View of the Seattle skyline from our boat, the ms Amsterdam
My parents wanted to take all of their children and grandchildren on an Alaskan cruise for years, and this proved to be the year it could actually happen. We’re so grateful for such incredible memories with people we love that we’ll keep for a lifetime.
We set sail (or whatever it’s called) from Seattle on Friday and arrived at Tracy Arm on Sunday. That had to be one of the most incredible experiences of my life. Tracy Arm Fjords are encompassed by an inlet unreachable during much of the year because of snow, fog, and icebergs.
Snow, waterfalls, and low clouds were our view mountain after mountain at Tracy Arm.

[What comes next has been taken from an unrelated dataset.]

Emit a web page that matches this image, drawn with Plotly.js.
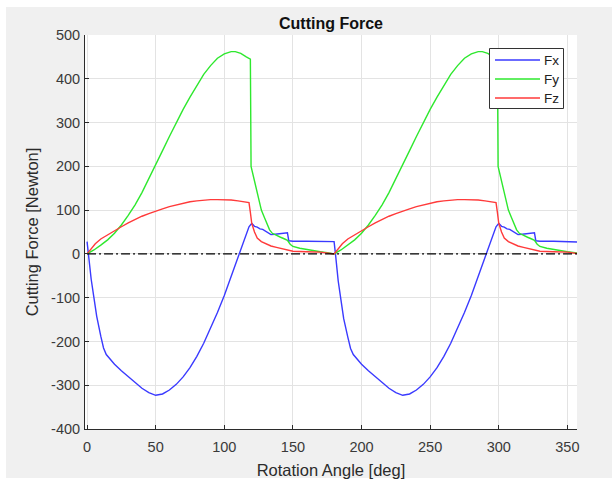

I really can’t describe the beauty, magnitude, and reverence in that place. We received lessons in fjords, icebergs, glaciers, and Alaskan wildlife over the loud speaker while took in the beauty. There were also moments of silence to respect the wildlife when we could hear the “white thunder” of glaciers cracking and breaking. Incredible!
This is a great shot to give scale to what we were experiencing from the bow of the ship.
The boat scarcely looked as if it would fit through the winding passageways until at last, we came to an opening where we saw the majestic Sawyer Glacier. From here, we eeked around a small island and retraced our steps back out.
The glacier offset by the icebergs in the water.
On this small island is an orange tent where someone was camping. I can’t imagine waking up to such views!
As we crossed this island, we noticed the tent without a boat or plane in sight. Not sure how they got there, but I’m sure it was an experience of a lifetime for them!
I spent a lot of time that day thinking about such beautiful, hidden places in this vast expanse of an earth that God created. I couldn’t help but think, Why? Seen by so few, it must please him to create for himself. Certainly, it glorifies him when we see beauty and turn to give him praise, but places like this must bring him glory just by him seeing and feeling satisfied with what he has made.
a family shot
The next day, we docked at Juneau, Alaska’s capital. It’s a tiny town, and largely touristy. It actually reminded me somewhat of Gatlinburg, TN in that way. We spent the morning, taking a bus down to hike around Mendenhall Glacier: another exquisite site to behold.
The whole gang at Mendenhall
Jonathan, and Liam on his back, were part of the group that hiked down to the waterfall near the glacier while I stayed back at the visitor center to help watch kids in strollers.
Jonathan, Liam, and Brian overlooking icebergs in the lake at Mendenhall
With all these pictures to choose from, I guess we need to send a Christmas card this year!
When we went back into town, some of us rode a tramway with amazing views of the city of Juneau.
Basically overlooking the whole of Juneau, Alaska
On Tuesday of that week, we docked at Sitka. A beautiful little port town that reminded me a lot of parts of New England. Sitka didn’t have a port where we could dock, so we took smaller boats over.
Our boat anchored with boat taxis that took us to Sitka
We took a bus tour and hiked around at Totem park. Sitka happens to be the first city in Alaska that the United States owned, bought from Russia in the late 1800s.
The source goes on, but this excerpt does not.